Retype the data that follows line by line, exactly, and leave its pictures out.

Start of EXERCISE INPUTS

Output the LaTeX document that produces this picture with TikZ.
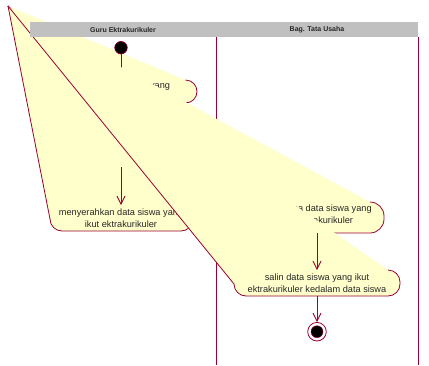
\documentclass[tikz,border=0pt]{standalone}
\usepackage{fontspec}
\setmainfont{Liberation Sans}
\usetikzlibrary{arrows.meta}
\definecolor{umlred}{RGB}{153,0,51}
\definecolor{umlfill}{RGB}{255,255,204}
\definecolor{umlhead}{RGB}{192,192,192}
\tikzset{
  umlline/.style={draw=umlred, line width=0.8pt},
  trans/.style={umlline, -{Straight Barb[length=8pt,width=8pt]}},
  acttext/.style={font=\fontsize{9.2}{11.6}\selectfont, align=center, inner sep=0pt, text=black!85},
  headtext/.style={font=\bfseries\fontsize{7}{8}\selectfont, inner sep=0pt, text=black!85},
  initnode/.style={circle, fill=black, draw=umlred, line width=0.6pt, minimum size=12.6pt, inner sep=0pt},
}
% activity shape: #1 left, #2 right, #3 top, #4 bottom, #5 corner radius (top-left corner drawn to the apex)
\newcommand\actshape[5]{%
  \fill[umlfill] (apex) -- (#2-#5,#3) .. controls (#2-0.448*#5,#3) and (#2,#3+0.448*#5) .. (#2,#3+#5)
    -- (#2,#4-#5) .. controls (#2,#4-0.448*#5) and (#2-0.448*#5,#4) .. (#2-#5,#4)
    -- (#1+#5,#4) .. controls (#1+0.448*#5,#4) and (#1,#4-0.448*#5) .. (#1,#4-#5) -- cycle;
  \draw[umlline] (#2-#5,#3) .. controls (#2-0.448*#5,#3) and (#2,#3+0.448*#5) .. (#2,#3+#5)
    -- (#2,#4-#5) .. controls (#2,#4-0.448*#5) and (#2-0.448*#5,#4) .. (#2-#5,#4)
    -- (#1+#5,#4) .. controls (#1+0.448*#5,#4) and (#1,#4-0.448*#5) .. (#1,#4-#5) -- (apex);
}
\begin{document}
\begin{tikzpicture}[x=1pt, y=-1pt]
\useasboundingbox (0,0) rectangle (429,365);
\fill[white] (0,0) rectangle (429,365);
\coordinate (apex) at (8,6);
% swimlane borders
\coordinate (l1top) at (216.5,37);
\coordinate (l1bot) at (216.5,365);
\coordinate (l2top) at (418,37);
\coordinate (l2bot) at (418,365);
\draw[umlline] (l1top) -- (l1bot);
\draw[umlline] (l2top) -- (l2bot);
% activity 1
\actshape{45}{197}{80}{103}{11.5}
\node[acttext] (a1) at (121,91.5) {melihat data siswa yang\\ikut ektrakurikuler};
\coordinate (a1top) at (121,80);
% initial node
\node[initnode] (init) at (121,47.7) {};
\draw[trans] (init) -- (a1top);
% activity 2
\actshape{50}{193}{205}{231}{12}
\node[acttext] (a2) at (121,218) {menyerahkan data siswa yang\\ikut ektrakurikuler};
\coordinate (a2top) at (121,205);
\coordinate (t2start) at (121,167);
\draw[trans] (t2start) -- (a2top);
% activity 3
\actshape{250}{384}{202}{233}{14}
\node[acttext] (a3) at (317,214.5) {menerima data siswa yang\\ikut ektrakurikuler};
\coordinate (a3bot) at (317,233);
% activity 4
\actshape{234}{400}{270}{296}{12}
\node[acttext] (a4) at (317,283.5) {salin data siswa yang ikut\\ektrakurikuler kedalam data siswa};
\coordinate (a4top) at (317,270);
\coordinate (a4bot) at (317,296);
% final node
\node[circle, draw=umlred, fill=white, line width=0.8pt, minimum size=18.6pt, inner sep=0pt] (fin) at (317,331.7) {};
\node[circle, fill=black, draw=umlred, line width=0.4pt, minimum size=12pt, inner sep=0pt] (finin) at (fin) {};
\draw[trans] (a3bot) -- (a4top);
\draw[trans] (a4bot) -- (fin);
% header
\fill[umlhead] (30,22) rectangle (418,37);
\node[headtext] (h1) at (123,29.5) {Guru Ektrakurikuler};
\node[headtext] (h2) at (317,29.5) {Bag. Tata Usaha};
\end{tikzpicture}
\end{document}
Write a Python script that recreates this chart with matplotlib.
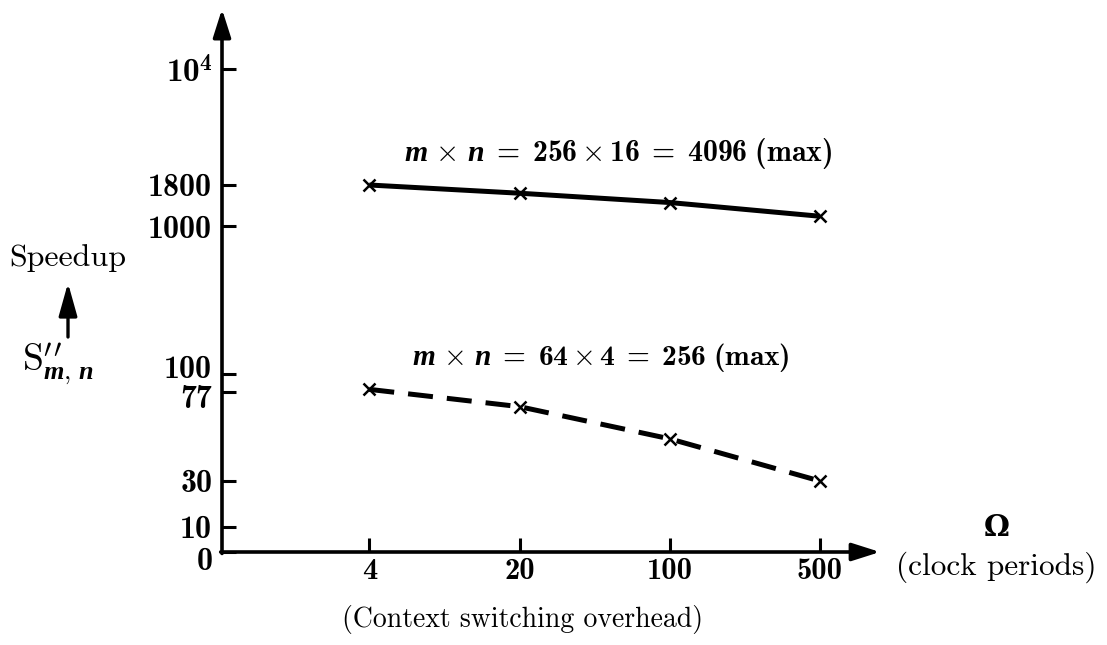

End of EXERCISE INPUTS

* **EXERCISE ANSWER**:
Output the LaTeX document that produces this picture with TikZ.
\documentclass[tikz,border=0pt]{standalone}
\usepackage{fontspec}
\setmainfont{Liberation Sans}
\usetikzlibrary{arrows.meta}
\definecolor{umlred}{RGB}{153,0,51}
\definecolor{umlfill}{RGB}{255,255,204}
\definecolor{umlhead}{RGB}{192,192,192}
\tikzset{
  umlline/.style={draw=umlred, line width=0.8pt},
  trans/.style={umlline, -{Straight Barb[length=8pt,width=8pt]}},
  acttext/.style={font=\fontsize{9.2}{11.6}\selectfont, align=center, inner sep=0pt, text=black!85},
  headtext/.style={font=\bfseries\fontsize{7}{8}\selectfont, inner sep=0pt, text=black!85},
  initnode/.style={circle, fill=black, draw=umlred, line width=0.6pt, minimum size=12.6pt, inner sep=0pt},
}
% activity shape: #1 left, #2 right, #3 top, #4 bottom, #5 corner radius (top-left corner drawn to the apex)
\newcommand\actshape[5]{%
  \fill[umlfill] (apex) -- (#2-#5,#3) .. controls (#2-0.448*#5,#3) and (#2,#3+0.448*#5) .. (#2,#3+#5)
    -- (#2,#4-#5) .. controls (#2,#4-0.448*#5) and (#2-0.448*#5,#4) .. (#2-#5,#4)
    -- (#1+#5,#4) .. controls (#1+0.448*#5,#4) and (#1,#4-0.448*#5) .. (#1,#4-#5) -- cycle;
  \draw[umlline] (#2-#5,#3) .. controls (#2-0.448*#5,#3) and (#2,#3+0.448*#5) .. (#2,#3+#5)
    -- (#2,#4-#5) .. controls (#2,#4-0.448*#5) and (#2-0.448*#5,#4) .. (#2-#5,#4)
    -- (#1+#5,#4) .. controls (#1+0.448*#5,#4) and (#1,#4-0.448*#5) .. (#1,#4-#5) -- (apex);
}
\begin{document}
\begin{tikzpicture}[x=1pt, y=-1pt]
\useasboundingbox (0,0) rectangle (429,365);
\fill[white] (0,0) rectangle (429,365);
\coordinate (apex) at (8,6);
% swimlane borders
\coordinate (l1top) at (216.5,37);
\coordinate (l1bot) at (216.5,365);
\coordinate (l2top) at (418,37);
\coordinate (l2bot) at (418,365);
\draw[umlline] (l1top) -- (l1bot);
\draw[umlline] (l2top) -- (l2bot);
% activity 1
\actshape{45}{197}{80}{103}{11.5}
\node[acttext] (a1) at (121,91.5) {melihat data siswa yang\\ikut ektrakurikuler};
\coordinate (a1top) at (121,80);
% initial node
\node[initnode] (init) at (121,47.7) {};
\draw[trans] (init) -- (a1top);
% activity 2
\actshape{50}{193}{205}{231}{12}
\node[acttext] (a2) at (121,218) {menyerahkan data siswa yang\\ikut ektrakurikuler};
\coordinate (a2top) at (121,205);
\coordinate (t2start) at (121,167);
\draw[trans] (t2start) -- (a2top);
% activity 3
\actshape{250}{384}{202}{233}{14}
\node[acttext] (a3) at (317,214.5) {menerima data siswa yang\\ikut ektrakurikuler};
\coordinate (a3bot) at (317,233);
% activity 4
\actshape{234}{400}{270}{296}{12}
\node[acttext] (a4) at (317,283.5) {salin data siswa yang ikut\\ektrakurikuler kedalam data siswa};
\coordinate (a4top) at (317,270);
\coordinate (a4bot) at (317,296);
% final node
\node[circle, draw=umlred, fill=white, line width=0.8pt, minimum size=18.6pt, inner sep=0pt] (fin) at (317,331.7) {};
\node[circle, fill=black, draw=umlred, line width=0.4pt, minimum size=12pt, inner sep=0pt] (finin) at (fin) {};
\draw[trans] (a3bot) -- (a4top);
\draw[trans] (a4bot) -- (fin);
% header
\fill[umlhead] (30,22) rectangle (418,37);
\node[headtext] (h1) at (123,29.5) {Guru Ektrakurikuler};
\node[headtext] (h2) at (317,29.5) {Bag. Tata Usaha};
\end{tikzpicture}
\end{document}
Write a Python script that recreates this chart with matplotlib.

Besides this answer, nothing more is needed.